SCHUYLERVILLE — The Schuylerville Central School District (SCSD) is encouraging community members to send letters to local representatives in protest of Governor Kathy Hochul’s executive budget proposal. The district projects it will lose 17.23% of its foundation aid, leading to a 5.71% overall loss in revenue from the previous school year.

A letter template, posted to the SCSD website, states that the district is “frustrated and disappointed that the executive budget proposal reverses years of progress towards full funding of the Foundation Aid formula by eliminating the hold harmless provision for hundreds of school districts and lowering the inflationary factor.” 

The hold harmless provision would ensure that school districts receive at least the same amount of funding next year as they did the previous year.
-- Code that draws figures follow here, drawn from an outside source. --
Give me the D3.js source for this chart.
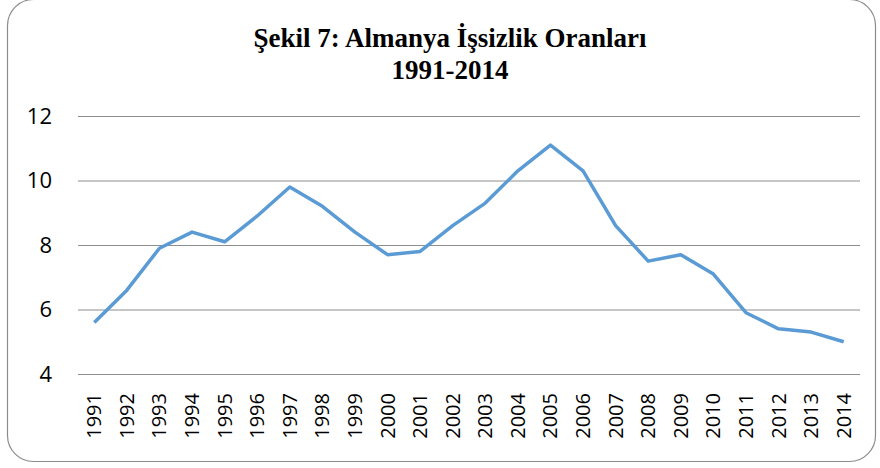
<!DOCTYPE html>
<html>
<head>
<meta charset="utf-8">
<script src="https://cdn.jsdelivr.net/npm/d3@7"></script>
<style>
  body { margin: 0; background: #fff; }
  svg { display: block; }
</style>
</head>
<body>
<div id="chart"></div>
<script>
// data
const years = ["1991","1992","1993","1994","1995","1996","1997","1998","1999","2000","2001","2002",
               "2003","2004","2005","2006","2007","2008","2009","2010","2011","2012","2013","2014"];
const rates = [5.6, 6.6, 7.9, 8.4, 8.1, 8.9, 9.8, 9.2, 8.4, 7.7, 7.8, 8.6,
               9.3, 10.3, 11.1, 10.3, 8.6, 7.5, 7.7, 7.1, 5.9, 5.4, 5.3, 5.0];
const yTicks = [4, 6, 8, 10, 12];
const titleLines = ["Şekil 7: Almanya İşsizlik Oranları", "1991-2014"];

const width = 880, height = 468;
const margin = {top: 116, right: 20, bottom: 94, left: 78};

let svg = d3.select("#chart").append("svg")
    .attr("width", width)
    .attr("height", height);

// outer rounded frame
svg.append("rect")
    .attr("x", 7.5).attr("y", -0.5)
    .attr("width", 868).attr("height", 462)
    .attr("rx", 26).attr("ry", 26)
    .attr("fill", "#fff")
    .attr("stroke", "#8c8c8c")
    .attr("stroke-width", 1.2);

// title
svg.append("text")
    .attr("x", 450).attr("text-anchor", "middle")
    .attr("font-family", "'Liberation Serif', 'Times New Roman', serif")
    .attr("font-weight", "bold")
    .attr("font-size", 27)
    .selectAll("tspan")
    .data(titleLines)
    .enter().append("tspan")
    .attr("x", 450)
    .attr("y", (d, i) => 47 + i * 32)
    .text(d => d);

let x = d3.scaleBand()
    .domain(years)
    .range([margin.left, width - margin.right]);

let y = d3.scaleLinear()
    .domain([4, 12])
    .range([height - margin.bottom, margin.top]);

// gridlines + y labels
let yAxis = svg.append("g")
    .attr("transform", `translate(${margin.left},0)`)
    .call(d3.axisLeft(y).tickValues(yTicks).tickSize(-(width - margin.left - margin.right)).tickPadding(26));
yAxis.select(".domain").remove();
yAxis.selectAll("line").attr("stroke", "#8e8e8e").attr("stroke-width", 1.2);
yAxis.selectAll("text")
    .attr("font-family", "'Open Sans', Calibri, sans-serif")
    .attr("font-size", 22)
    .attr("fill", "#000");

// x labels, rotated
let xAxis = svg.append("g")
    .attr("transform", `translate(0,${height - margin.bottom})`)
    .call(d3.axisBottom(x).tickSize(0));
xAxis.select(".domain").remove();
xAxis.selectAll("text")
    .attr("font-family", "'Open Sans', Calibri, sans-serif")
    .attr("font-size", 20)
    .attr("fill", "#000")
    .attr("text-anchor", "end")
    .attr("dy", "0.35em")
    .attr("transform", "translate(0,19) rotate(-90)")
    .attr("x", 0).attr("y", 0);

// line
let line = d3.line()
    .x((d, i) => x(years[i]) + x.bandwidth() / 2)
    .y(d => y(d));

svg.append("path")
    .datum(rates)
    .attr("fill", "none")
    .attr("stroke", "#5b9bd5")
    .attr("stroke-width", 3.5)
    .attr("stroke-linejoin", "round")
    .attr("d", line);
</script>
</body>
</html>
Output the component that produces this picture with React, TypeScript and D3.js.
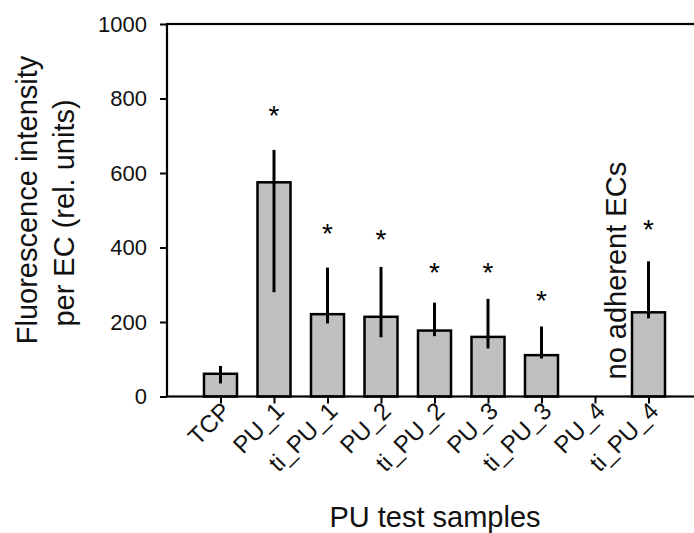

Hochul intends to get rid of the provision. 

“Now, more than ever, school districts are responsible for providing a variety of supports, services, and opportunities, in addition to academics, grades K-12,” the letter states. “We hope you will see that the proposed foundation cuts come at a time when the state should be supporting schools instead of cutting their funding.” 

Acting Superintendent James Ducharme participated in a roundtable discussion last month about the loss of foundation aid that included members of the New York State United Teachers union, Assemblywoman Carrie Woerner, and State Senator James Tedisco. 

“What we’re hearing is, we need different pathways, we need different options,” Ducharme told the roundtable attendees. “The only way for a school district, especially a small school district like us, to create those options is through being properly funded through the state.”

Governor Hochul has argued that large foundation aid increases in recent years were an attempt to compensate for past “disinvestments” in education. “You may have gotten $5 million in one year to make up for the past, and if I don’t give you $5 million again, you think it’s a cut?” Hochul said in her budget address earlier this month. “I’m still thinking that’s pretty good. That’s still a lot of money.”